**WORK TO BE COMPLETED:** Reproduce, exactly and in full, the lines from the one with "Write the Plotly code for this chart." through the one with "66.9, 60.4, 13.0]" in the data below; drop pictures.

**RECORDS SUPPLIED:**
━━━━━━━━

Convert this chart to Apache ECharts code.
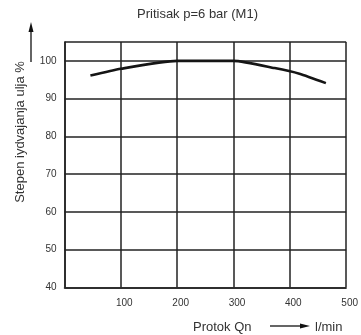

━━━━━━━━

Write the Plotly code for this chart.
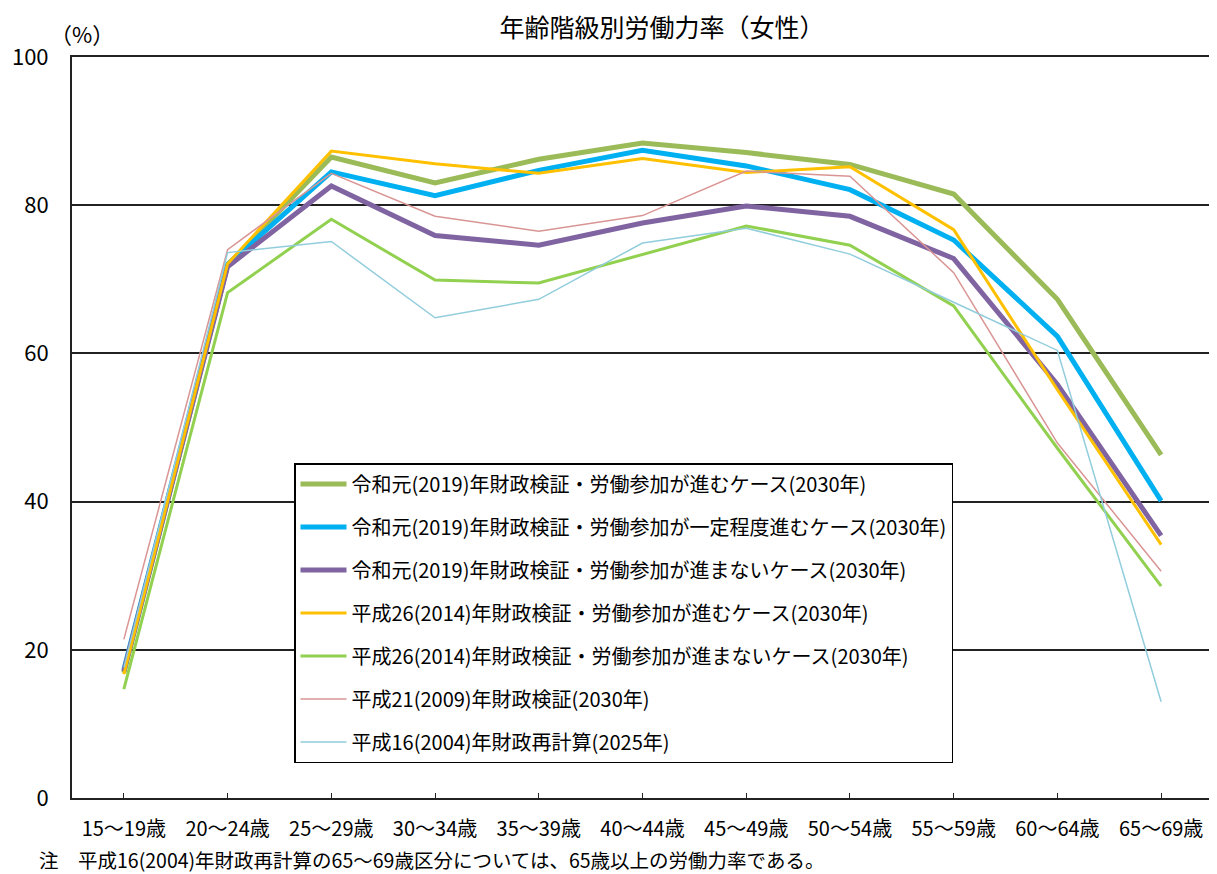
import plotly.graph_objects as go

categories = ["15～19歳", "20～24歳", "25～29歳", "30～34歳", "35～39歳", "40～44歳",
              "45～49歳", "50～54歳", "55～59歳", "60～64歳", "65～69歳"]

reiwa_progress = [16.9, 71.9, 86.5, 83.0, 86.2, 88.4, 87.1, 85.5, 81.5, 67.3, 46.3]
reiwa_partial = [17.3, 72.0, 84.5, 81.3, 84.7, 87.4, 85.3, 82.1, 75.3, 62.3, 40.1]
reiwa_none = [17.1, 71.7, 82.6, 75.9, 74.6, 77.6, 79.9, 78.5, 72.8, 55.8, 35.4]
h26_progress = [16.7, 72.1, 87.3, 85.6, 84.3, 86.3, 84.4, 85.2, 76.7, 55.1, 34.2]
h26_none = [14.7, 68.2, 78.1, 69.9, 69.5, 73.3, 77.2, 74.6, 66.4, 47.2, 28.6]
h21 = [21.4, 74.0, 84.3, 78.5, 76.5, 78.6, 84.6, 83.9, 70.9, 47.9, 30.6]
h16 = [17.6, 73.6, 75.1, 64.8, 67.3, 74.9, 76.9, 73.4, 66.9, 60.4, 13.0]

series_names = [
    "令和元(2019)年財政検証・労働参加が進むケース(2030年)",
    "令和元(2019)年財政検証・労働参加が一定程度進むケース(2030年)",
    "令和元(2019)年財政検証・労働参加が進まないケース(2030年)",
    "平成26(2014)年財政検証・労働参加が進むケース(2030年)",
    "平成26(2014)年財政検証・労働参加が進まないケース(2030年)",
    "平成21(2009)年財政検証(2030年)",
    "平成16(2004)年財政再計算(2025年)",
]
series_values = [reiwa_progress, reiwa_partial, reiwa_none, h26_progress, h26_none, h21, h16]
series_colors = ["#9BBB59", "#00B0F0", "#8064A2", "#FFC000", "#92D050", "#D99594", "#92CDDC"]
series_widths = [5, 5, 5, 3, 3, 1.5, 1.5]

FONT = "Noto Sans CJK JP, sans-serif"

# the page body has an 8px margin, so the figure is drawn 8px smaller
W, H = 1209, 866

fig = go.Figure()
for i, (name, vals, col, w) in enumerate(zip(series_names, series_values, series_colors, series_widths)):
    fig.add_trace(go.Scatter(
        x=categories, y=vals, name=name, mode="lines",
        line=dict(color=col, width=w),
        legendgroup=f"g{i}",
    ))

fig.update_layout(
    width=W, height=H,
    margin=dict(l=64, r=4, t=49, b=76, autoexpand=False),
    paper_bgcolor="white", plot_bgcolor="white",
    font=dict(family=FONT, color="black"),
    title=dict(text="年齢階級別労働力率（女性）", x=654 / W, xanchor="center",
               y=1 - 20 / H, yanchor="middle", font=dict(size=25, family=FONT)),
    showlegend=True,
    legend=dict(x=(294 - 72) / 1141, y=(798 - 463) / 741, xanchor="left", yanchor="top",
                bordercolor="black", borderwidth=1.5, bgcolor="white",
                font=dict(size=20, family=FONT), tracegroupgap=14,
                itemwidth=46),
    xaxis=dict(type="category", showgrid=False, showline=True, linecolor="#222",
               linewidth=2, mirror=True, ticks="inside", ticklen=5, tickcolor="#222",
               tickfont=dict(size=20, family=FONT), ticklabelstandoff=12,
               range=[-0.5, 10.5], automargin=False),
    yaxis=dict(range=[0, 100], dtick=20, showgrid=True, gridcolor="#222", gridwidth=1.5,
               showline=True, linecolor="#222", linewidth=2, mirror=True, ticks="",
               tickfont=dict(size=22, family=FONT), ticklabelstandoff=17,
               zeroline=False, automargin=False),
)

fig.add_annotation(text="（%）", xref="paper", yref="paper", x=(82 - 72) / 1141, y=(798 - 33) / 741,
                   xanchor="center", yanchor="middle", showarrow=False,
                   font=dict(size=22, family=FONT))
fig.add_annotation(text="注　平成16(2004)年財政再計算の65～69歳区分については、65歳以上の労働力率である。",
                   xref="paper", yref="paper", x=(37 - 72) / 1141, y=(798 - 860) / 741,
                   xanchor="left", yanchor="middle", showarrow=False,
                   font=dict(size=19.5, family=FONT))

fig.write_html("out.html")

━━━━━━━━

**OUTPUT FOR THIS TASK:**
Write the Plotly code for this chart.
import plotly.graph_objects as go

categories = ["15～19歳", "20～24歳", "25～29歳", "30～34歳", "35～39歳", "40～44歳",
              "45～49歳", "50～54歳", "55～59歳", "60～64歳", "65～69歳"]

reiwa_progress = [16.9, 71.9, 86.5, 83.0, 86.2, 88.4, 87.1, 85.5, 81.5, 67.3, 46.3]
reiwa_partial = [17.3, 72.0, 84.5, 81.3, 84.7, 87.4, 85.3, 82.1, 75.3, 62.3, 40.1]
reiwa_none = [17.1, 71.7, 82.6, 75.9, 74.6, 77.6, 79.9, 78.5, 72.8, 55.8, 35.4]
h26_progress = [16.7, 72.1, 87.3, 85.6, 84.3, 86.3, 84.4, 85.2, 76.7, 55.1, 34.2]
h26_none = [14.7, 68.2, 78.1, 69.9, 69.5, 73.3, 77.2, 74.6, 66.4, 47.2, 28.6]
h21 = [21.4, 74.0, 84.3, 78.5, 76.5, 78.6, 84.6, 83.9, 70.9, 47.9, 30.6]
h16 = [17.6, 73.6, 75.1, 64.8, 67.3, 74.9, 76.9, 73.4, 66.9, 60.4, 13.0]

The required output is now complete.